Anti-Cosmos is anchored by a low droning soundscape, with fairly constant tones creating a sonic atmosphere that matches the remarkable, mist-like visual forms. In a wide aspect ratio that invites comparisons to painting -- and I've already noted this film's affinities with Turner's late seascapes -- Anti-Cosmos activates the visual field with almost gaseous forms that both strive toward and resist solidity. Animating the material on a molecular level, Makino suggests three-dimensional action, as if the clouds were hurtling toward us, or the aether were sucking us in. This is an illusion, since the actual movement remains on the surface. It's his delicate, shifting hues, flowing like the chalk dust from pastels, that causes us to impute depth to the film, and in this respect Anti-Cosmos is a bit like the advanced, micro-tonal minimalist compositions of Terry Riley and LaMonte Young. 
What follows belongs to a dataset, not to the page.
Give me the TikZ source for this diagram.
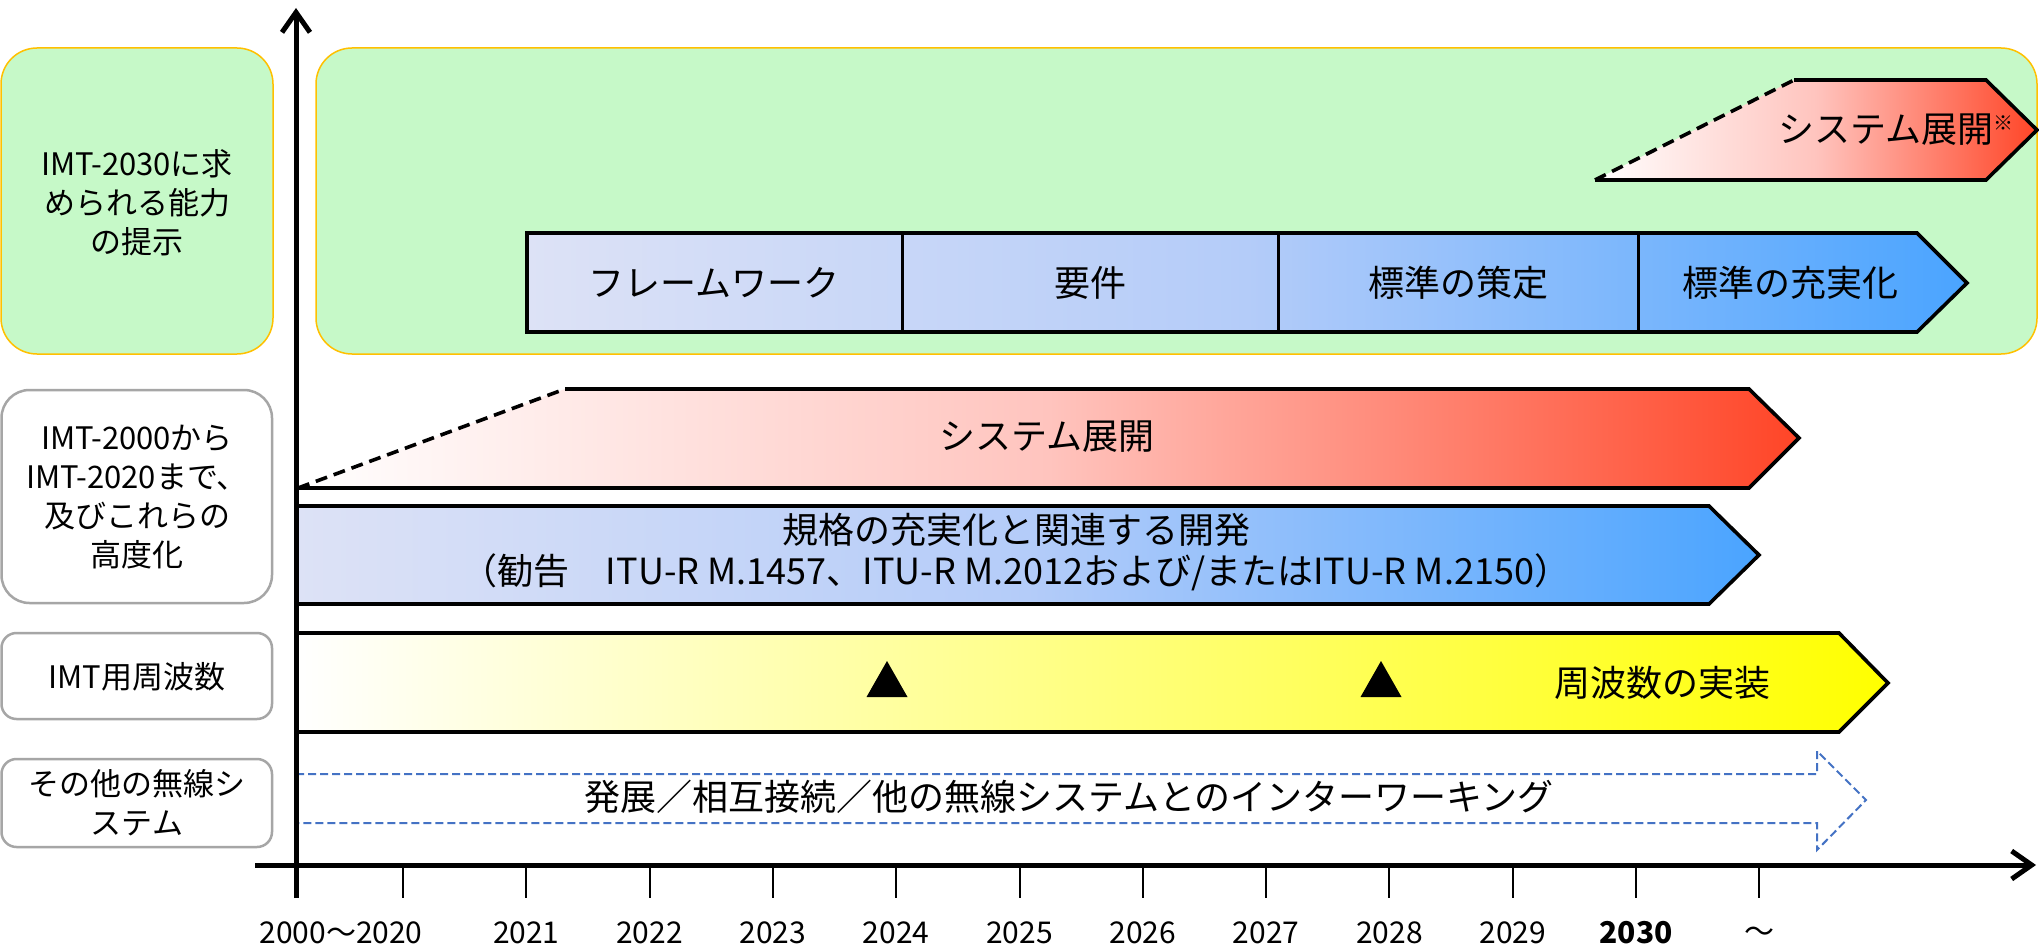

This is a really exciting film, in part because it reclaims a particular kind of cinema that has been very popular in the digital age. It is probably possible to create computer code that will produce images like the ones seen in Anti-Cosmos, and a number of filmmakers have been turning to digital animation to create works that center on optical effects and illusions, since this kind of somatic cinema provides one kind of answer to the crisis of "content." Where many artists are turning towards narrative forms, however fractured, to stake out a meaningful position within the social discourse, others have employed Op Art style formalism as a way out of language.

Makino's film is an unusually strong example of this idiom, mainly because it is not concerned with being psychotropic or dazzling or edgy. Anti-Cosmos does not want to push the viewer to the limits of perception, like so much post-Sharits cinema being made in North American and especially Austria. Instead, Makino's film promotes a fairly active kind of perception, one that observes internal relationships, development across time, while also generating fluctuating affective responses. Enveloping and alienating in equal measure, Anti-Cosmos is meticulously composed. Its organization is not necessarily the point, but it does allow Makino to structure our experience very carefully across the film's running time. In this way, Anti-Cosmos is a firm but gentle rebuke to the "cool shit / just vibes" school of contemporary filmmaking.